BP – Emerging/Consumers/Energy/Business


Been thinking about social business and the private sector’s role in poverty alleviation through economic growth. The elephant in the room is the scale and financial might and resources that multinational companies (MNCs) have in driving forward social business initiatives. Primarily thinking about pharmaceutical business models for the Base of the Pyramid (low and middle income countries), but here’s one on BP and the energy sector. 


Posting up BoP Case study for thought: 

BP (MNC and huge player in the world’s energy sector) has a Alternative Energy Division. $2 billion in capital expenditure budget which with external leveraging provides arsenal for $8B annually in capex for new alternative energy projects. The need is undeniable – climate change, security of water supply and increased demand for power means global energy MNC must adapt business models and innovate. BP invests in solar, wind, biofuels and carbon management technologies. 

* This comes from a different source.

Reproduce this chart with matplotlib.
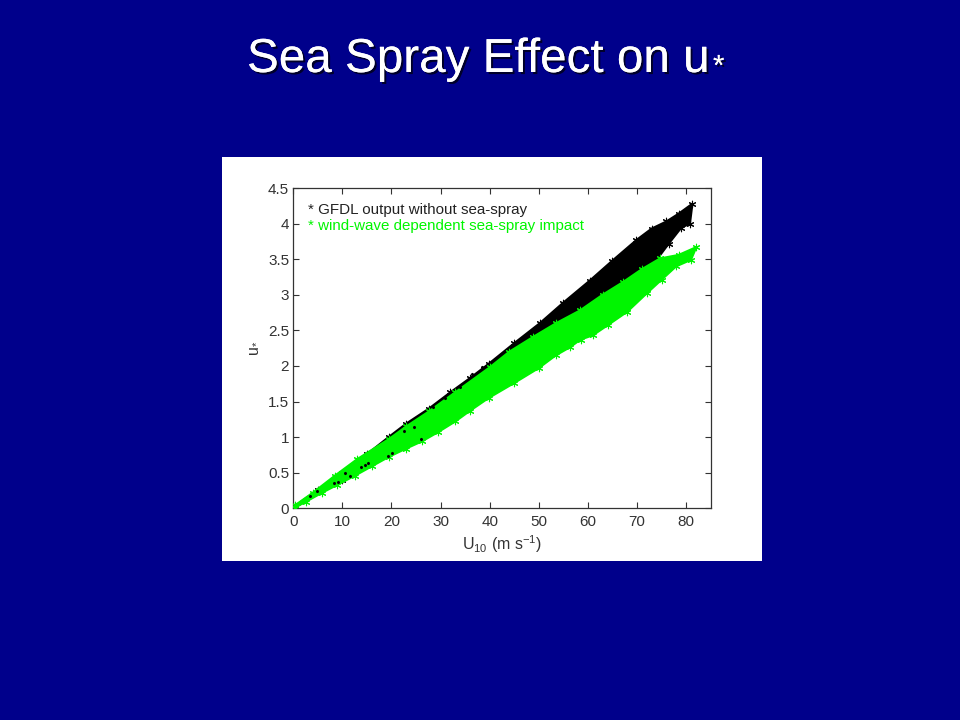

BP established a emerging consumers business in India focused on Solar Energy. The benefits of solar cooking stoves are two-fold:

1) Better health because decreased smoke inhalation from cooking with traditional coal and biomass burning

2) Increased safety for women and children as less time is spent searing for burning materials and increased focus on rearing children 

BP implemented the plan with a bottom-up approach. A team went to India and for the first six months did not even bring technology. Market research and surveys were conducted, consumers were asked what they “needed” and the answer was “efficient cooking”.  BP then went about creating an ecosystem of support of technology (with help from Indian academy of national sciences), local manufacturers, biomass pellets, distributers and ended up shipping 2.5 million solar stoves. Biggest attributes for BP on the project were the management know-how and the ability to make social impact SCALABLE. 

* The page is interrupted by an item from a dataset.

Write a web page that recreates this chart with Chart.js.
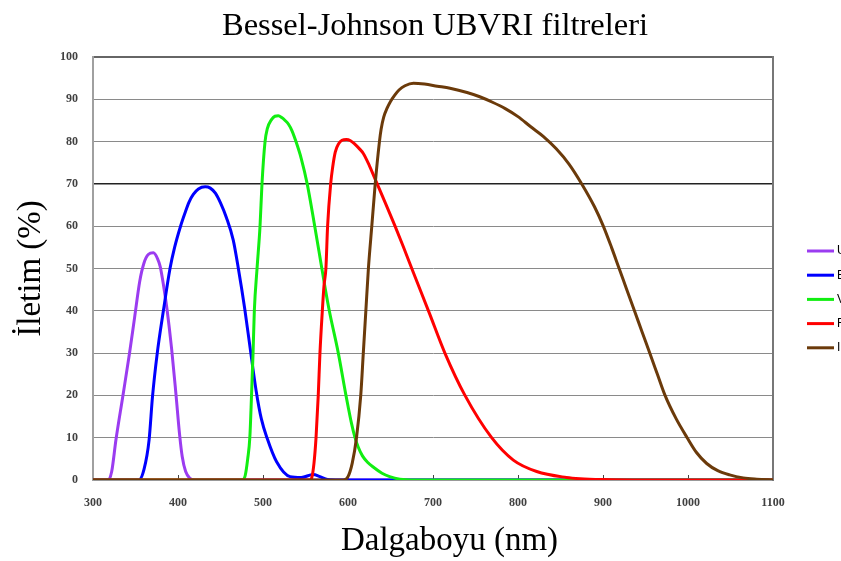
<!DOCTYPE html>
<html>
<head>
<meta charset="utf-8">
<script src="https://cdn.jsdelivr.net/npm/chart.js@4.4.1/dist/chart.umd.min.js"></script>
<style>
  html, body { margin: 0; padding: 0; background: #fff; overflow: hidden; }
  #wrap { width: 841px; height: 561px; overflow: hidden; }
</style>
</head>
<body>
<div id="wrap"><canvas id="c" width="870" height="561"></canvas></div>
<script>
// dalga boyu (nm) / iletim (%) noktalari
const U_NM = [300, 318, 322, 327, 335, 343, 349, 355, 360, 365, 371, 376, 379, 383, 387, 392.5, 397.5, 402, 405, 409, 414, 420, 1100];
const U_T  = [0,   0,   2,   9.5, 19.7, 30,  38.5, 47, 51.3, 53.3, 53.7, 52.3, 50.5, 46, 40.5, 31,  20.5,  10.5, 5.5, 2,  0.4, 0,   0];

const B_NM = [300, 354, 360, 366, 370, 375.6, 382.8, 390.6, 396, 403, 408, 413, 418, 424, 432, 438, 444, 450, 457, 465, 471, 478.5, 485, 492, 498, 505, 516, 531.8, 545, 559, 567, 576, 590, 1100];
const B_T  = [0,   0,   2.5, 9.5, 19.7, 30,   40,    50,    55,  60,  63,  65.7, 67.5, 68.8, 69.3, 69,  67.8, 65.5, 62, 56.7, 50, 40.5,  31,  21,  14.5, 9.8, 4.3, 0.8,   0.6, 1.3, 0.8, 0.1, 0,   0];

const V_NM = [300, 476, 479, 482, 484.5, 486.5, 488.3, 489.8, 493, 496.5, 498.8, 502.4, 505, 510, 514, 518, 522, 526, 530, 534, 538.8, 545, 552, 560, 568, 573, 578, 588.6, 597.6, 600, 604, 608, 612, 617, 623, 630, 640, 649, 661, 680, 1100];
const V_T  = [0,   0,   1,   5,   10,    20,    30,    40,    50,  60,    70,    80,    83,  85.2, 86, 86.1, 85.7, 85, 84.1, 82.6, 80,  76,  70,  61,  51.5, 45.5, 40, 30,    20,    17.5, 13.5, 10.2, 7.8, 5.7, 4.2, 3,   1.6, 0.8, 0.2, 0,   0];

const R_NM = [300, 555, 557.3, 560, 562.4, 565, 567, 569.8, 571.8, 574, 576, 579.6, 582, 585, 589, 593, 598, 603, 608, 613, 618, 625, 633.7, 645, 655, 665, 677, 695.6, 714, 737.6, 769, 794.5, 822, 857, 873, 900, 950, 1100];
const R_T  = [0,   0,   0.5,   4,   10,    20,  30,  40,    46,    50,  60,  70,    74,  77.5, 79.5, 80.3, 80.5, 80.2, 79.4, 78.4, 77.2, 74.4, 70.3, 65, 60.2, 55.2, 49, 39.5, 30,  20,    10,  4.7,   2,   0.6, 0.3, 0.1, 0,   0];

const I_NM = [300, 594.5, 600, 605, 610, 615, 618, 621, 624, 628, 632, 637, 639, 642, 646, 650, 655, 660, 667, 677, 690, 705, 720, 740, 755, 770, 785, 800, 815, 830, 845, 860, 875, 890, 900, 910, 919, 928, 937, 946, 955, 964, 973, 986, 999, 1010, 1022, 1035, 1049, 1065, 1081, 1100];
const I_T  = [0,   0,     0.8, 4,   10,  20,  30,  40,  50,  60,  70,  80,  83,  85.8, 87.9, 89.5, 91, 92.2, 93.2, 93.8, 93.6, 93.1, 92.6, 91.6, 90.6, 89.3, 87.8, 85.9, 83.5, 81.2, 78.3, 74.7, 70, 64.6, 60.2, 55, 50, 45, 40, 35, 30, 25, 20, 14.5, 10, 6.5, 3.9, 2.2, 1.2, 0.5, 0.2, 0];

const FILTERS = ["U", "B", "V", "R", "I"];
const COLORS = ["#9b3cf0", "#0000ff", "#11ee11", "#ff0000", "#6b3a0a"];
const X_TICKS = [300, 400, 500, 600, 700, 800, 900, 1000, 1100];

function pairs(nm, t) {
  return nm.map((x, i) => ({ x: x, y: t[i] }));
}

const series = [[U_NM, U_T], [B_NM, B_T], [V_NM, V_T], [R_NM, R_T], [I_NM, I_T]];

const datasets = series.map((s, i) => ({
  label: FILTERS[i],
  data: pairs(s[0], s[1]),
  borderColor: COLORS[i],
  backgroundColor: COLORS[i],
  borderWidth: 3,
  pointRadius: 0,
  fill: false,
  cubicInterpolationMode: "monotone",
  order: 5 - i
}));

// sagdaki lejant (kenardan tasiyor, yazilar kesik)
const sideLegend = {
  id: "sideLegend",
  afterDraw(chart) {
    const ctx = chart.ctx;
    const x0 = chart.chartArea.right + 34;
    ctx.save();
    ctx.font = "12px 'Liberation Sans'";
    ctx.textBaseline = "middle";
    chart.data.datasets.forEach((ds, i) => {
      const y = 251 + i * 24.2;
      ctx.strokeStyle = ds.borderColor;
      ctx.lineWidth = 3;
      ctx.beginPath();
      ctx.moveTo(x0, y);
      ctx.lineTo(x0 + 27, y);
      ctx.stroke();
      ctx.fillStyle = "#000";
      ctx.fillText(ds.label, x0 + 30, y);
    });
    ctx.restore();
  }
};

const tickFont = { family: "'Liberation Serif'", size: 12, weight: "bold" };
const axisTitleFont = { family: "'Liberation Serif'", size: 33, weight: "normal" };

new Chart(document.getElementById("c"), {
  type: "line",
  data: { datasets: datasets },
  options: {
    responsive: false,
    animation: false,
    layout: { padding: 0 },
    plugins: {
      legend: { display: false },
      tooltip: { enabled: false },
      title: {
        display: true,
        text: "Bessel-Johnson UBVRI filtreleri",
        color: "#000",
        font: { family: "'Liberation Serif'", size: 32.5, weight: "normal" },
        padding: { top: 7, bottom: 11 }
      }
    },
    scales: {
      x: {
        type: "linear",
        min: 300,
        max: 1100,
        afterBuildTicks: (s) => { s.ticks = X_TICKS.map(v => ({ value: v })); },
        afterFit: (s) => { s.height = 81; },
        ticks: {
          color: "#404040",
          padding: 21,
          maxRotation: 0,
          font: tickFont,
          callback: (v) => String(v)
        },
        grid: {
          drawOnChartArea: false,
          tickColor: "#444",
          tickWidth: 1,
          tickLength: -5
        },
        border: { display: true, color: "#999", width: 2 },
        title: {
          display: true,
          text: "\u00a0\u00a0\u00a0\u00a0Dalgaboyu (nm)",
          color: "#000",
          font: axisTitleFont,
          padding: { top: 0, bottom: 0 }
        }
      },
      y: {
        min: 0,
        max: 100,
        afterFit: (s) => { s.width = 93; },
        ticks: {
          stepSize: 10,
          color: "#404040",
          padding: 15,
          font: tickFont
        },
        grid: {
          drawTicks: false,
          color: (c) => {
            const v = c.tick.value;
            if (v === 70) return "#222";
            if (v === 100) return "#666";
            return "#8a8a8a";
          },
          lineWidth: (c) => {
            const v = c.tick.value;
            if (v === 100) return 2;
            if (v === 70) return 1.5;
            return 1;
          }
        },
        border: { display: true, color: "#a0a0a0", width: 2 },
        title: {
          display: true,
          text: "İletim (%)",
          color: "#000",
          font: axisTitleFont,
          padding: { top: 12, bottom: 0 }
        }
      },
      // sag cerceve cizgisi ve lejant icin bosluk
      yRight: {
        position: "right",
        min: 0,
        max: 100,
        afterFit: (s) => { s.width = 97; },
        ticks: { display: false },
        grid: { display: false, drawTicks: false },
        border: { display: true, color: "#777", width: 2 }
      }
    }
  },
  plugins: [sideLegend]
});
</script>
</body>
</html>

However, the 2.5 million stoves and social impact did not directly translate into a financial impact for BP and this emerging consumers business program was wound up. There was a financial loss of $20m. 

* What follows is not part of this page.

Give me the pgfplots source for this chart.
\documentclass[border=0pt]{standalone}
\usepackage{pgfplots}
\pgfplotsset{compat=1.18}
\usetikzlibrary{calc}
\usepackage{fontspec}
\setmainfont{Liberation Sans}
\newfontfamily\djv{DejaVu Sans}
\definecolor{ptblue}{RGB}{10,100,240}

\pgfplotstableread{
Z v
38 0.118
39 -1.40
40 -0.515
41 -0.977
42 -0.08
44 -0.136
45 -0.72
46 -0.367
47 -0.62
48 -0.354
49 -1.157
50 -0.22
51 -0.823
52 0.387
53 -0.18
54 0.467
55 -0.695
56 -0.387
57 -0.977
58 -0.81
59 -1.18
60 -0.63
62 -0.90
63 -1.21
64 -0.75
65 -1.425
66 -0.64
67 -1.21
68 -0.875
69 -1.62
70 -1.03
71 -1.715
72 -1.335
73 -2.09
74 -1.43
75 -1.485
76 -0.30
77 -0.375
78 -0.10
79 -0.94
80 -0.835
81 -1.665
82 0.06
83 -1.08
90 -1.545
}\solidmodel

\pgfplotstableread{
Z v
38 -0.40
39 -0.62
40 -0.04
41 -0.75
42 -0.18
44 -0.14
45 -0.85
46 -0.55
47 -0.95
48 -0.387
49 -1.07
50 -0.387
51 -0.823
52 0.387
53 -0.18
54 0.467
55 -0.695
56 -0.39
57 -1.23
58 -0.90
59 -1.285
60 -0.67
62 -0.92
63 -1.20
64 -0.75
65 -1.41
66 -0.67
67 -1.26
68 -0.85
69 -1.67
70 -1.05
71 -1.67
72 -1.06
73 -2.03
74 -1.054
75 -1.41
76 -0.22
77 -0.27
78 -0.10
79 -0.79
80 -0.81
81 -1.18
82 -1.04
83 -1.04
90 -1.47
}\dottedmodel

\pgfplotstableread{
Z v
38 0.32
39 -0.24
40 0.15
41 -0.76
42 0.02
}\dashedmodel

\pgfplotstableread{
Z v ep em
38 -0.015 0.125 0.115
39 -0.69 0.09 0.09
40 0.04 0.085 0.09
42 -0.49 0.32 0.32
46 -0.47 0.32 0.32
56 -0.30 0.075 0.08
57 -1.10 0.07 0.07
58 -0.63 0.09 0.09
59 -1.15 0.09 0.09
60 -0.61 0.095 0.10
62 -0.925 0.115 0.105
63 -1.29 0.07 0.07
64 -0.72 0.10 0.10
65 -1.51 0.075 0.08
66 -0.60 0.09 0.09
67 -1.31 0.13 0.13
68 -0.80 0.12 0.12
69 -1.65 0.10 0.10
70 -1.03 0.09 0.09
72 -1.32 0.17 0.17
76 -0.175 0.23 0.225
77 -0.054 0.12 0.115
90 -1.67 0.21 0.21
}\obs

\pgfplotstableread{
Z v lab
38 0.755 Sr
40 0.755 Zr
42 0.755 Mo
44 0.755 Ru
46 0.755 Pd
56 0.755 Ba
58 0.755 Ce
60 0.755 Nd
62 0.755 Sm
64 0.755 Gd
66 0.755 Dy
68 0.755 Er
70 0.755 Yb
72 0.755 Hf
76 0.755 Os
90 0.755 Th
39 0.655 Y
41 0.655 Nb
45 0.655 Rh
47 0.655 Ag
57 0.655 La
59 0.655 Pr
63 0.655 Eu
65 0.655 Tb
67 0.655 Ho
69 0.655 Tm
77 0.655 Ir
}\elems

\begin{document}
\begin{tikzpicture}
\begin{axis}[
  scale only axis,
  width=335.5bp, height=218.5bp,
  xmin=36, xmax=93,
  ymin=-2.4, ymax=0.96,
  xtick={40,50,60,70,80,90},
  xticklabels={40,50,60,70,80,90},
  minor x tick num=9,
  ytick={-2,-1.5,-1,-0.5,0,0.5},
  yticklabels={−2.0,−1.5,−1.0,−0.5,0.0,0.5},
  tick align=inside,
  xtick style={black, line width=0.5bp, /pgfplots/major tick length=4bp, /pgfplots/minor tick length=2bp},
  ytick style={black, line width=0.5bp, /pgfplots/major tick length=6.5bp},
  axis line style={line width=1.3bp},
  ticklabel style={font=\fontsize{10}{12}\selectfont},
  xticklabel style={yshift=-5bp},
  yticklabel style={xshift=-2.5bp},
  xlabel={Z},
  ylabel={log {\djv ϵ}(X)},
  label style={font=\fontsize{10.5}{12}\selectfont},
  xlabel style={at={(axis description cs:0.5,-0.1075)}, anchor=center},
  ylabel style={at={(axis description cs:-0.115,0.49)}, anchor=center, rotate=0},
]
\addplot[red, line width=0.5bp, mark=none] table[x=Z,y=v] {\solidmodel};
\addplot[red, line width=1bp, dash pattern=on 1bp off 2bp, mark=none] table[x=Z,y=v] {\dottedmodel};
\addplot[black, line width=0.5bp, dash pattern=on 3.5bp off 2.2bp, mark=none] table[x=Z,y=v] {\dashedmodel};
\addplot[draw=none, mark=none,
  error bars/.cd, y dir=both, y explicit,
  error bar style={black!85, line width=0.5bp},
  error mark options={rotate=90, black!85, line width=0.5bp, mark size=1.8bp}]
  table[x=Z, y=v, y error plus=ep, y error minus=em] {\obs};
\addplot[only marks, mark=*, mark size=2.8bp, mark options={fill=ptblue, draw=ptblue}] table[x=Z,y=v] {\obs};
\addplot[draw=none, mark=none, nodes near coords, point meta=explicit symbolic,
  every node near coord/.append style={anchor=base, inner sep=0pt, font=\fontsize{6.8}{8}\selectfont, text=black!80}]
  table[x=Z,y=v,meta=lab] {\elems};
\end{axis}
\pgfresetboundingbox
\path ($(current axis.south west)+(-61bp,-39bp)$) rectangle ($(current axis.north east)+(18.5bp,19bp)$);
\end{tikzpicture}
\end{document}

(-) not enough profit to sustain program 

(-) imposing profitability standards of the remainder of BP operations, this program failed to reach those standards

(-) imposing safety standards were also difficult to meet 

This case study was wonderfully told by Vivienne Fox, CEO of BP Alternative Energy and one of the most interesting comments from the discussion that followed is this: 

When you run a project/business/division aimed at the social sector (BoP) in a large MNC, you are competing for the same internal capital as every.other.division. in the company. You are not cut any slack, WACC is still WACC and IRR and NPV valuation and go/no-go decisions are made the same way because the MNC is in the business of for-profit entity. As a social enterprise project, you not only have to meet the high financial returns, but you also need to social impact. Financial returns are what makes the project ultimately sustainable. This is not CSR. This is pure-play for-profit strategy. And it’s what makes projects with positive social impacts ultimately sustainable.

So when we are thinking of new business models – let’s not forget this huge sticking point for MNCs. No matter the economic climate, let’s make new propositions financially sustainable.